The versatility of wood has lent itself to some rather distinctive creations unique to different nations. The ancients of India have been known to venerate wooden handicrafts and excerpts in early texts have been found about wooden doors used for homes. As such, the wooden handicrafts industry in India has quite a strong market within the sub continent as well as growing recognition globally. While Indian wood jewelry boxes are renowned for its use of high quality ebony and rosewood, the wood jewelry boxes of Egypt, are well known for their beautifully inlaid mother of pearl wooden boxes which are picked up by visitors, either as a souvenir or a very beautiful and unusual gift. Japan too has its version of interesting wood jewelry boxes in the form of a mechanical puzzle that requires from four to three hundred moves to click it open. These wooden puzzle boxes are used to store not only jewelry but other personal valuables due to its complex and covert nature.
The creation of wood jewelry boxes is an art form that requires a lot of skill and training in wood carving. Though there are many specialists that create beautiful pieces of art; the making of wood jewelry boxes is also taken up as a hobby by amateurs. For a complete novice, the best option would be to assemble already laid out parts that come in readymade boxes with instructions or to follow a woodworking plan. This does not provide much creative freedom, but once the basic idea has been grasped, small changes can be made without affecting the overall design.
Certain wood jewelry boxes contain more than artistic value. Boxes such as the Trial Bay jewelry box hold a lot of historical significance.
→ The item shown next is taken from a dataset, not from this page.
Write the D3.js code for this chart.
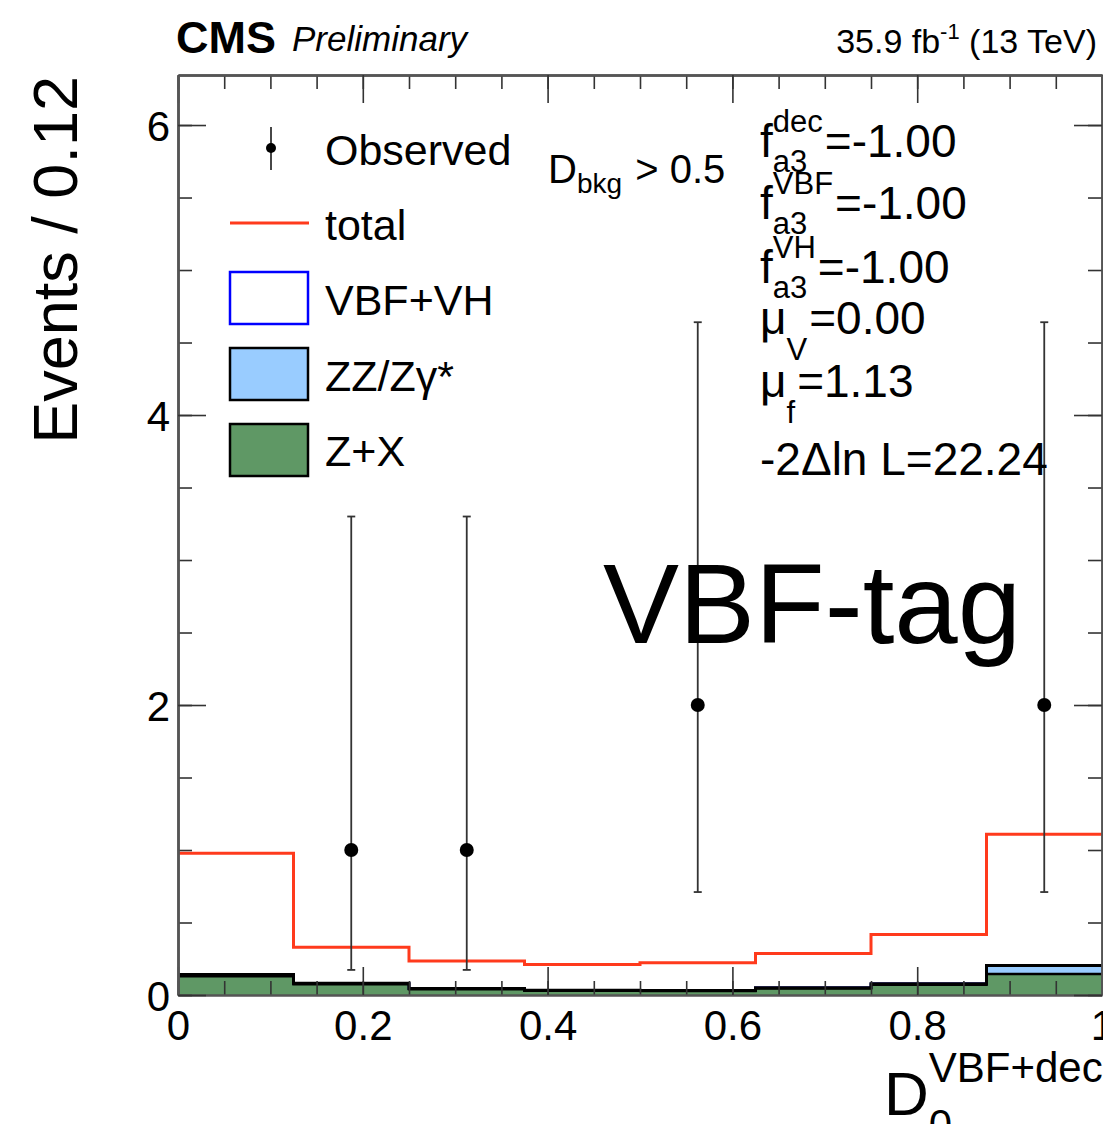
<!DOCTYPE html>
<html lang="en">
<head>
  <meta charset="UTF-8">
  <title>VBF-tag D0- distribution</title>
  <script src="https://d3js.org/d3.v7.min.js"></script>
  <style>
    body { margin: 0; background: #fff; }
    svg { font-family: "Liberation Sans", Helvetica, Arial, sans-serif; display: block; }
    svg text { white-space: pre; }
    .axis path { stroke: #555; stroke-width: 2.5; }
    .axis line { stroke: #333; stroke-width: 1.6; }
    .axis text { fill: #000; font-size: 42px; font-family: "Liberation Sans", Helvetica, Arial, sans-serif; }
  </style>
</head>
<body>
<svg width="1103" height="1124"></svg>

<script>
  // bin edges in D_{0-}^{VBF+dec}
  const binEdges = [0, 0.125, 0.25, 0.375, 0.5, 0.625, 0.75, 0.875, 1.0];

  // stacked backgrounds (events per bin)
  const zPlusX = [0.13, 0.075, 0.040, 0.030, 0.028, 0.045, 0.070, 0.145];
  const zzZg   = [0.012, 0.006, 0.004, 0.003, 0.003, 0.005, 0.008, 0.058];
  const vbfVh  = [0, 0, 0, 0, 0, 0, 0, 0];

  // total expectation (red line)
  const total  = [0.977, 0.329, 0.234, 0.211, 0.223, 0.287, 0.418, 1.108];

  // observed data with asymmetric (Poisson) errors
  const obsX   = [0.1875, 0.3125, 0.5625, 0.9375];
  const obsY   = [1, 1, 2, 2];
  const obsLo  = [0.827, 0.827, 1.29, 1.29];
  const obsHi  = [2.30, 2.30, 2.64, 2.64];

  const xTicks = [0, 0.2, 0.4, 0.6, 0.8, 1];
  const yTicks = [0, 2, 4, 6];

  const red = "#ff3a1c", green = "#5f9865", lightBlue = "#99ccff";

  const svg = d3.select("svg");
  const pLeft = 178, pRight = 1102, pTop = 75, pBottom = 995;

  const x = d3.scaleLinear().domain([0, 1]).range([pLeft, pRight]);
  const y = d3.scaleLinear().domain([0, 6.345]).range([pBottom, pTop]);

  // step points for a histogram
  const steps = vals => vals.flatMap((v, i) => [[binEdges[i], v], [binEdges[i + 1], v]]);

  const zxTop = zPlusX;
  const zzTop = zPlusX.map((v, i) => v + zzZg[i]);
  const vbfTop = zzTop.map((v, i) => v + vbfVh[i]);

  const area = d3.area().x(d => x(d[0])).y0(y(0)).y1(d => y(d[1]));
  const line = d3.line().x(d => x(d[0])).y(d => y(d[1]));

  const plot = svg.append("g");

  // fills: draw cumulative from top down
  plot.append("path").attr("d", area(steps(vbfTop))).attr("fill", "#fff");
  plot.append("path").attr("d", area(steps(zzTop))).attr("fill", lightBlue);
  plot.append("path").attr("d", area(steps(zxTop))).attr("fill", green);

  // outlines
  plot.append("path").attr("d", line(steps(vbfTop))).attr("fill", "none")
    .attr("stroke", "#0000ff").attr("stroke-width", 2.5);
  plot.append("path").attr("d", line(steps(zzTop))).attr("fill", "none")
    .attr("stroke", "#000").attr("stroke-width", 3);
  plot.append("path").attr("d", line(steps(zxTop))).attr("fill", "none")
    .attr("stroke", "#000").attr("stroke-width", 2.5);

  // total
  plot.append("path").attr("d", line(steps(total))).attr("fill", "none")
    .attr("stroke", red).attr("stroke-width", 3);

  // observed points
  const obs = obsX.map((v, i) => ({ x: v, y: obsY[i], lo: obsY[i] - obsLo[i], hi: obsY[i] + obsHi[i] }));
  const pts = plot.append("g").selectAll("g").data(obs).join("g");
  pts.append("line")
    .attr("x1", d => x(d.x)).attr("x2", d => x(d.x))
    .attr("y1", d => y(d.lo)).attr("y2", d => y(d.hi))
    .attr("stroke", "#333").attr("stroke-width", 1.8);
  pts.selectAll(".cap").data(d => [[d.x, d.lo], [d.x, d.hi]]).join("line")
    .attr("x1", d => x(d[0]) - 4).attr("x2", d => x(d[0]) + 4)
    .attr("y1", d => y(d[1])).attr("y2", d => y(d[1]))
    .attr("stroke", "#333").attr("stroke-width", 1.8);
  pts.append("circle")
    .attr("cx", d => x(d.x)).attr("cy", d => y(d.y)).attr("r", 7).attr("fill", "#000");

  // axes
  const xMinor = d3.range(0, 1.0001, 0.05);
  const yMinor = d3.range(0, 6.3, 0.5);

  svg.append("g").attr("class", "axis").attr("transform", `translate(0,${pBottom})`)
    .call(d3.axisBottom(x).tickValues(xMinor).tickSize(-14).tickSizeOuter(0).tickFormat(""))
    .call(g => g.select(".domain").remove());
  svg.append("g").attr("class", "axis").attr("transform", `translate(0,${pBottom})`)
    .call(d3.axisBottom(x).tickValues(xTicks).tickSize(-28).tickSizeOuter(0)
      .tickPadding(12).tickFormat(d3.format("")))
    .call(g => g.selectAll("text").attr("dy", "0.78em"));

  svg.append("g").attr("class", "axis").attr("transform", `translate(0,${pTop})`)
    .call(d3.axisTop(x).tickValues(xMinor).tickSize(-14).tickSizeOuter(0).tickFormat(""));
  svg.append("g").attr("class", "axis").attr("transform", `translate(0,${pTop})`)
    .call(d3.axisTop(x).tickValues(xTicks).tickSize(-28).tickSizeOuter(0).tickFormat(""));

  svg.append("g").attr("class", "axis").attr("transform", `translate(${pLeft},0)`)
    .call(d3.axisLeft(y).tickValues(yMinor).tickSize(-14).tickSizeOuter(0).tickFormat(""));
  svg.append("g").attr("class", "axis").attr("transform", `translate(${pLeft},0)`)
    .call(d3.axisLeft(y).tickValues(yTicks).tickSize(-28).tickSizeOuter(0).tickPadding(8)
      .tickFormat(d3.format("d")))
    .call(g => g.selectAll("text").attr("dy", "0.36em"));

  svg.append("g").attr("class", "axis").attr("transform", `translate(${pRight},0)`)
    .call(d3.axisRight(y).tickValues(yMinor).tickSize(-14).tickSizeOuter(0).tickFormat(""));
  svg.append("g").attr("class", "axis").attr("transform", `translate(${pRight},0)`)
    .call(d3.axisRight(y).tickValues(yTicks).tickSize(-28).tickSizeOuter(0).tickFormat(""));

  // text with super/subscript
  function scripted(x0, y0, base, size, sup, sub, rest, supSize, supShift, subShift) {
    const g = svg.append("g");
    const b = g.append("text").attr("x", x0).attr("y", y0).attr("font-size", size).text(base);
    const xs = x0 + b.node().getComputedTextLength();
    let w = 0;
    if (sup) {
      const s = g.append("text").attr("x", xs).attr("y", y0 + supShift).attr("font-size", supSize).text(sup);
      w = Math.max(w, s.node().getComputedTextLength());
    }
    if (sub) {
      const s = g.append("text").attr("x", xs).attr("y", y0 + subShift).attr("font-size", supSize).text(sub);
      w = Math.max(w, s.node().getComputedTextLength());
    }
    if (rest) g.append("text").attr("x", xs + w + 2).attr("y", y0).attr("font-size", size).text(rest);
    return g;
  }

  // header
  svg.append("text").attr("x", 176).attr("y", 53).attr("font-size", 45)
    .attr("font-weight", "bold").text("CMS");
  svg.append("text").attr("x", 292).attr("y", 51).attr("font-size", 35)
    .attr("font-style", "italic").text("Preliminary");
  const lumi = svg.append("text").attr("x", 1097).attr("y", 53).attr("font-size", 34)
    .attr("text-anchor", "end");
  lumi.append("tspan").text("35.9 fb");
  lumi.append("tspan").attr("dy", -14).attr("font-size", 22).text("-1");
  lumi.append("tspan").attr("dy", 14).text(" (13 TeV)");

  // axis titles
  svg.append("text").attr("transform", "translate(77,76) rotate(-90)")
    .attr("text-anchor", "end").attr("font-size", 63).text("Events / 0.12");
  scripted(884, 1115, "D", 62, "VBF+dec", "0-", null, 42, -33, 24);

  // legend
  const legend = svg.append("g");
  legend.append("line").attr("x1", 271).attr("x2", 271).attr("y1", 127).attr("y2", 170)
    .attr("stroke", "#333").attr("stroke-width", 1.8);
  legend.append("circle").attr("cx", 271).attr("cy", 148).attr("r", 5).attr("fill", "#000");
  legend.append("line").attr("x1", 230).attr("x2", 309).attr("y1", 223).attr("y2", 223)
    .attr("stroke", red).attr("stroke-width", 3);
  const boxes = [
    { y: 272, fill: "#fff", stroke: "#0000ff" },
    { y: 348, fill: lightBlue, stroke: "#000" },
    { y: 424, fill: green, stroke: "#000" }
  ];
  legend.selectAll("rect").data(boxes).join("rect")
    .attr("x", 230).attr("y", d => d.y).attr("width", 78).attr("height", 52)
    .attr("fill", d => d.fill).attr("stroke", d => d.stroke).attr("stroke-width", 2.5);
  const legendLabels = ["Observed", "total", "VBF+VH", "ZZ/Z\u03b3*", "Z+X"];
  const legendBase = [165, 240, 315, 391, 466];
  legend.selectAll(".lab").data(legendLabels).join("text")
    .attr("x", 325).attr("y", (d, i) => legendBase[i]).attr("font-size", 43).text(d => d);

  // selection label
  scripted(548, 183, "D", 40, null, "bkg", " > 0.5", 28, 0, 10);

  // fit results
  scripted(760, 157, "f", 46, "dec", "a3", "=-1.00", 31, -25, 15);
  scripted(760, 219, "f", 46, "VBF", "a3", "=-1.00", 31, -25, 15);
  scripted(760, 283, "f", 46, "VH", "a3", "=-1.00", 31, -25, 15);
  scripted(760, 334, "\u03bc", 46, null, "V", "=0.00", 31, 0, 26);
  scripted(760, 397, "\u03bc", 46, null, "f", "=1.13", 31, 0, 26);
  svg.append("text").attr("x", 760).attr("y", 475).attr("font-size", 46).text("-2\u0394ln L=22.24");

  // category label
  svg.append("text").attr("x", 603).attr("y", 643).attr("font-size", 114).text("VBF-tag");
</script>
</body>
</html>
Created by a German internee at Trial Bay Goal between the years of 1914 and 1918, this box is a part of a collection that symbolizes wartime struggles of the internees and the foreign policy link between Australia and Britain at that time, among others.
The advent of machine made boxes have made the obtaining of jewelry boxes for functional purposes a lot cheaper, and rather than reducing the demand for the onventional handcrafted wood jewelry box, it has only increased the appreciation of its timeless quality and beauty.